Le fils du médecin, Penn Cage, un ancien procureur devenu maire de la ville, va se lancer dans une enquête folle pour sauver son père, qui refuse obstinément de se défendre. A travers sa voix, au fil de ses investigations, le doute s’insinue : et si cet homme admiré n’était pas celui qu’il a toujours prétendu être ? Les secrets de famille tenaillent les personnages de ce roman-fleuve. Greg Iles y procède à une description minutieuse de la ségrégation et des séquelles qu’elle a laissées. Au fil des mille pages, l’auteur tisse son intrigue de va-et-vient incessant entre hier et aujourd’hui, deux périodes qui se font écho. Sylvia Zappi

« Brasier noir » (Natchez Burning), de Greg Iles, traduit de l’anglais (Etats-Unis) par Aurélie Tronchet, Actes Sud, « Actes noirs », 1052 p., 28 €.

ESSAI. « Le Feu des manuscrits », d’Alain Boureau

Le nouveau livre d’Alain Boureau ressemble à la fois au journal intime d’un chercheur et à un anti-manuel d’initiation à l’étude des manuscrits médiévaux. En mêlant des réflexions méthodologiques à de très belles reproductions de documents et à des archives personnelles, l’historien fait partager au lecteur sa passion des textes anciens. Il décrit la manière dont il cherche entre les lignes, non seulement les auteurs, mais aussi les scribes du Moyen Age, ces intermédiaires essentiels, souvent négligés.

En effet, une immense majorité des manuscrits ne sont pas autographes : ils ont été copiés par des gens dont c’était le métier. Sous leur plume, le sens ne cesse de glisser, de se modifier, et le chercheur peut retrouver la vie qui sommeille sous l’apparente linéarité de l’écriture.
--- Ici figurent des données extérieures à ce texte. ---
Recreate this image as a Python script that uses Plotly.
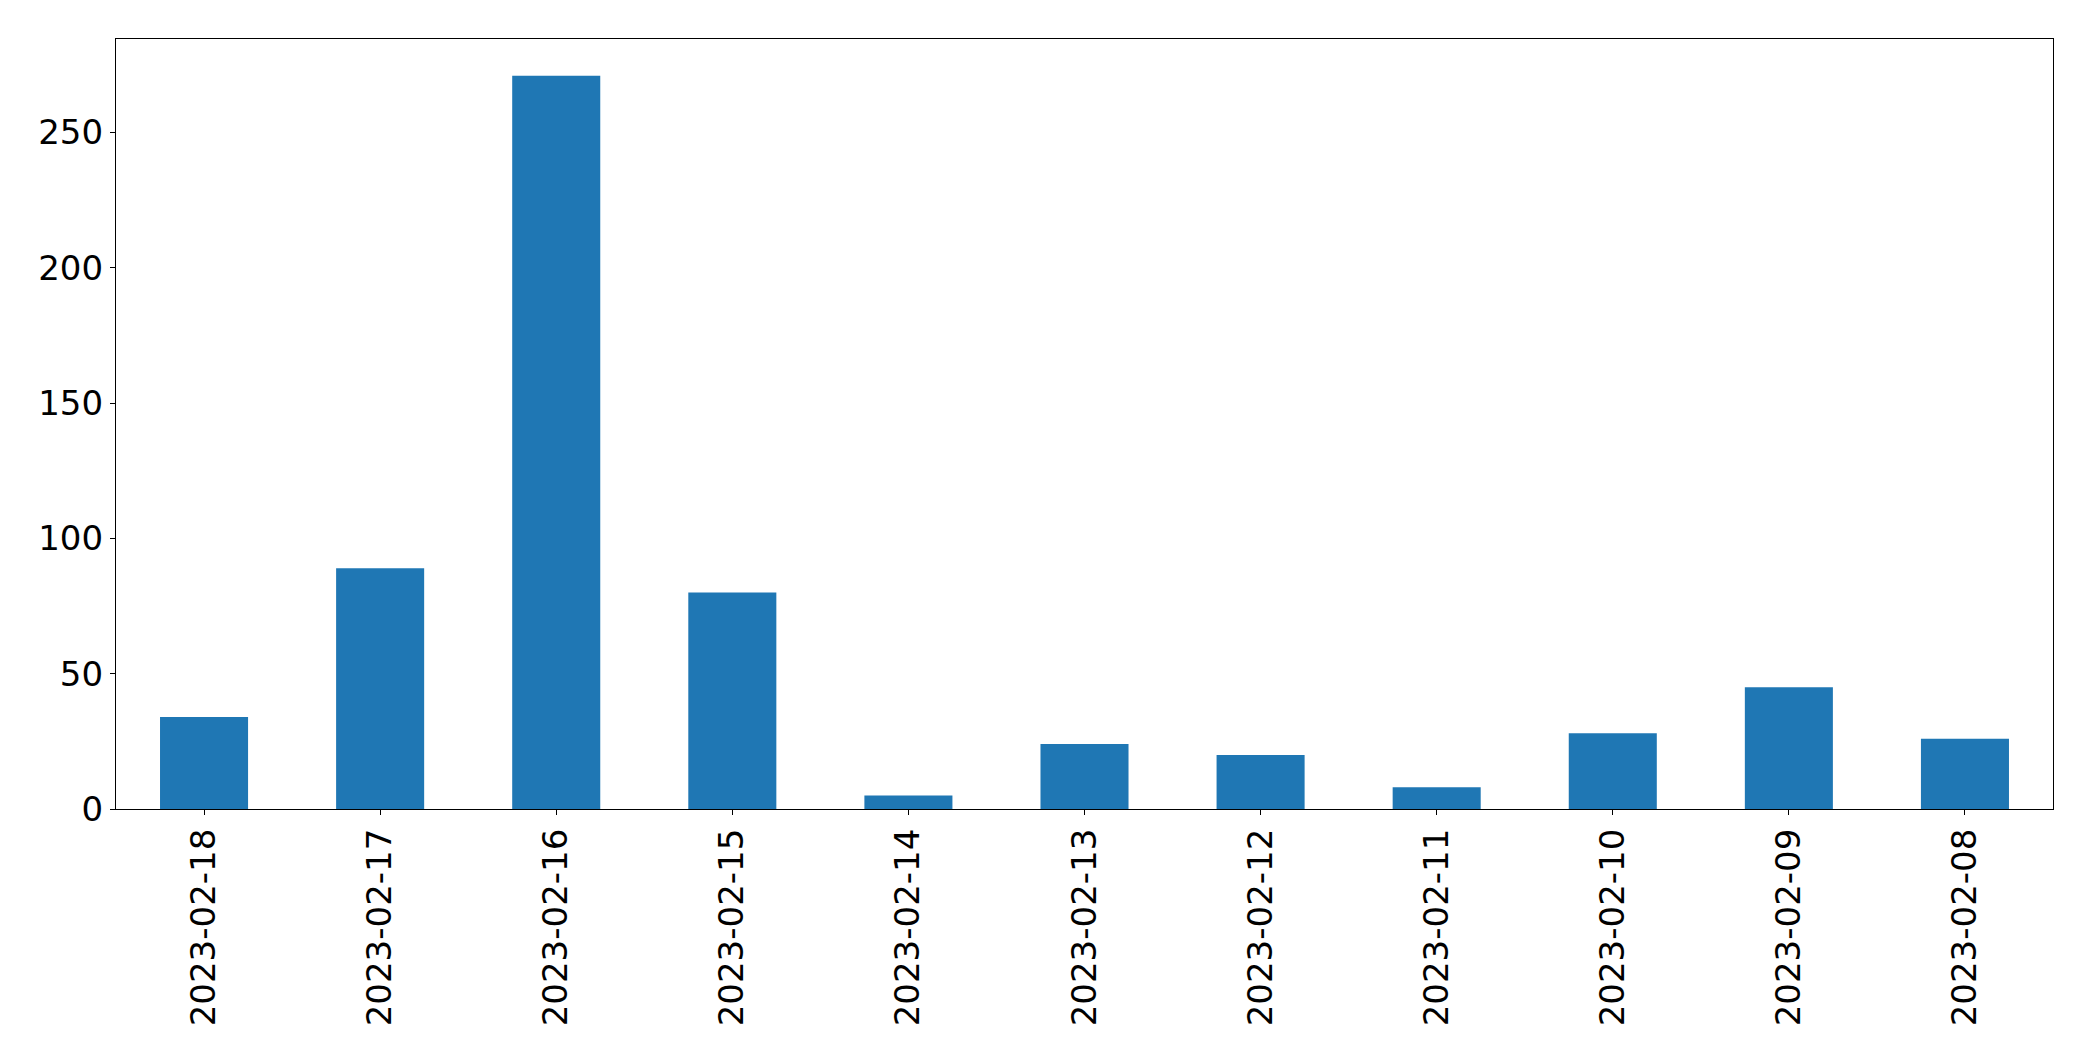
import plotly.graph_objects as go

dates = ["2023-02-18", "2023-02-17", "2023-02-16", "2023-02-15", "2023-02-14",
         "2023-02-13", "2023-02-12", "2023-02-11", "2023-02-10", "2023-02-09",
         "2023-02-08"]
counts = [34, 89, 271, 80, 5, 24, 20, 8, 28, 45, 26]
y_ticks = [0, 50, 100, 150, 200, 250]

fig = go.Figure(
    go.Bar(x=dates, y=counts, marker=dict(color="#1f77b4", line=dict(width=0)))
)

font = dict(family="DejaVu Sans", size=34, color="black")

# page body has an 8px margin, so margins are shifted accordingly
fig.update_layout(
    width=2093, height=1061,
    margin=dict(l=108, r=48, t=31, b=260),
    paper_bgcolor="white", plot_bgcolor="white",
    bargap=0.5,
    showlegend=False,
    font=font,
)
fig.update_xaxes(
    type="category",
    range=[-0.5, len(dates) - 0.5],
    tickangle=-90,
    ticks="outside", ticklen=5, tickwidth=1.2, tickcolor="black",
    showline=True, linecolor="black", linewidth=1.2, mirror=True,
    showgrid=False, zeroline=False,
    tickfont=font,
)
fig.update_yaxes(
    range=[0, max(counts) * 1.05],
    tickvals=y_ticks,
    ticktext=[str(v) for v in y_ticks],
    ticks="outside", ticklen=5, tickwidth=1.2, tickcolor="black",
    showline=True, linecolor="black", linewidth=1.2, mirror=True,
    showgrid=False, zeroline=False,
    tickfont=font,
)

fig.write_html("out.html")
C’est à un corps-à-corps amical avec le passé qu’invite Alain Boureau ; à une rébellion savante, celle qui consiste à reconnaître dans ces scribes nos semblables, nos frères. Etienne Anheim

« Le Feu des manuscrits. Lecteurs et scribes des textes médiévaux », d’Alain Boureau, Les Belles Lettres, 192 p., 21 €.